- _REQUIREMENTS_
Return all lines that include the string "React".

- _SUPPLIED DATA_
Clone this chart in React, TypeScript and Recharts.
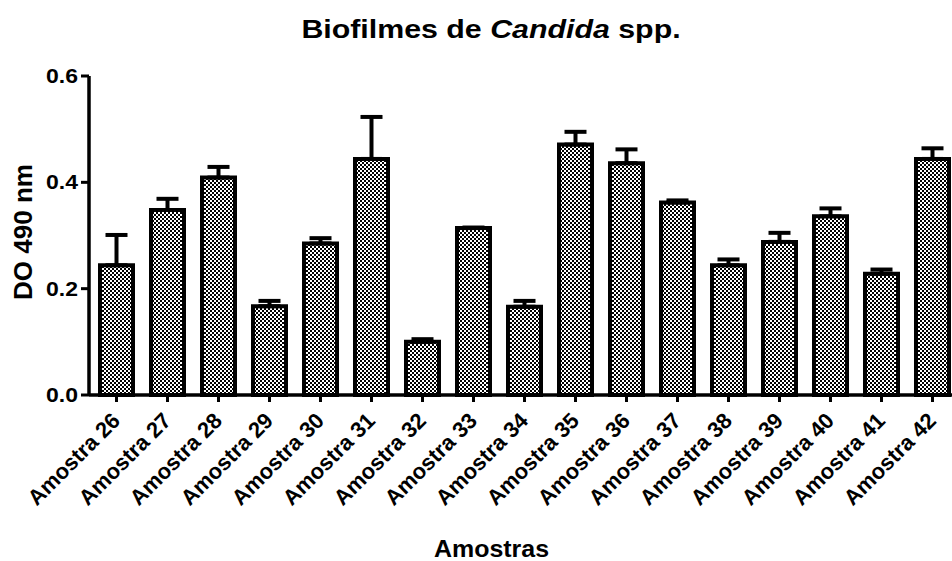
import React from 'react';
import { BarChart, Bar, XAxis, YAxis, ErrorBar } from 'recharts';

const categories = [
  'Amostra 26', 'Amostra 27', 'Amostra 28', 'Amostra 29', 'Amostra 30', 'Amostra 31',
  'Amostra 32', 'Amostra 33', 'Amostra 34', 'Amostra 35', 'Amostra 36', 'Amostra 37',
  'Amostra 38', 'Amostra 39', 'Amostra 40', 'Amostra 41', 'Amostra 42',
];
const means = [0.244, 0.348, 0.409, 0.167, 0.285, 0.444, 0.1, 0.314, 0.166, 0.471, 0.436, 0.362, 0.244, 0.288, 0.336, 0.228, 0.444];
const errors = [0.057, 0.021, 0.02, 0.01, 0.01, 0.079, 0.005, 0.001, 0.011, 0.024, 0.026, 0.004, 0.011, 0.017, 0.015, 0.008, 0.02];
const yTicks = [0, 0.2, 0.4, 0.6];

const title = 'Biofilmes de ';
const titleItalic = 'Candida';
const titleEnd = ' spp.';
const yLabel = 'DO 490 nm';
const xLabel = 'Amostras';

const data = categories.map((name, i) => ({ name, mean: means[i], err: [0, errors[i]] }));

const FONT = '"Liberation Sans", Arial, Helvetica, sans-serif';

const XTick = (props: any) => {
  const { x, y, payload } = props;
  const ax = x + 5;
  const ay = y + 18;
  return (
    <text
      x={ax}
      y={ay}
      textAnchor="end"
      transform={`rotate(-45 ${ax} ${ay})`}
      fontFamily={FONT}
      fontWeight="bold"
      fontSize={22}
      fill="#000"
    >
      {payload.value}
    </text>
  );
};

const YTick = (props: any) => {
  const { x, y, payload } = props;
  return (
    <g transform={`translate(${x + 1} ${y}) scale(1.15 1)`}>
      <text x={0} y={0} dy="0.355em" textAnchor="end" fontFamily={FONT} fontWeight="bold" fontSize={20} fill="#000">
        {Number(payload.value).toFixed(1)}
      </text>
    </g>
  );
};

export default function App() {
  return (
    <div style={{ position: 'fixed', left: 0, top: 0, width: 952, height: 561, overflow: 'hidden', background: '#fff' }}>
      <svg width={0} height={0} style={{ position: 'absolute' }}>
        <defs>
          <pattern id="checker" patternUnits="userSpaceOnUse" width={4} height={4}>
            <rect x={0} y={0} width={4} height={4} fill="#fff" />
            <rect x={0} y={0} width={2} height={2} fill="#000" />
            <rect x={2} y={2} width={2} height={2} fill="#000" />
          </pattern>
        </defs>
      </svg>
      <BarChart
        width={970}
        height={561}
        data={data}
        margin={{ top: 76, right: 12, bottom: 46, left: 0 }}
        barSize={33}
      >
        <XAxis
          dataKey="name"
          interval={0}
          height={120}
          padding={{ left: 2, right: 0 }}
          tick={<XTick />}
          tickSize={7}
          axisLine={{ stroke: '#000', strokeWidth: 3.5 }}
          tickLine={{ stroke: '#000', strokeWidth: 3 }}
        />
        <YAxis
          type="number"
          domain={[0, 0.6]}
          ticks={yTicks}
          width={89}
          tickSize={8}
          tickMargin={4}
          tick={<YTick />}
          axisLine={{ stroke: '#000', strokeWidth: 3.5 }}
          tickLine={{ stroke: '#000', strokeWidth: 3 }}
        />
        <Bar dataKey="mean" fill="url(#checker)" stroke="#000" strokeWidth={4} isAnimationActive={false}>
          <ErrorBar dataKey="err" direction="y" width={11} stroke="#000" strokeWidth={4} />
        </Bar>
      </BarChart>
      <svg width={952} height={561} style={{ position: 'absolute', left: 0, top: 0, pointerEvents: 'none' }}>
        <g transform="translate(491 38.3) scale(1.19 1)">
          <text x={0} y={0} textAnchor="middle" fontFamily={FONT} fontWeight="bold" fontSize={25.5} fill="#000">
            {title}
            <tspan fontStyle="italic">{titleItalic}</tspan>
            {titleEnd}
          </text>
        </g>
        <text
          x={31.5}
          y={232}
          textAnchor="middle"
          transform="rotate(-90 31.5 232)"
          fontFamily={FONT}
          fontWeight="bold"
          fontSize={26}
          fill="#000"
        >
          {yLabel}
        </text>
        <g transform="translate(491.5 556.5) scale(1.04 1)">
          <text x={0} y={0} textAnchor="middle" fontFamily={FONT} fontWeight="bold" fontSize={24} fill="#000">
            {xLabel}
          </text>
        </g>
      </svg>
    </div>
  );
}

- _TASK SOLUTION_
Clone this chart in React, TypeScript and Recharts.
import React from 'react';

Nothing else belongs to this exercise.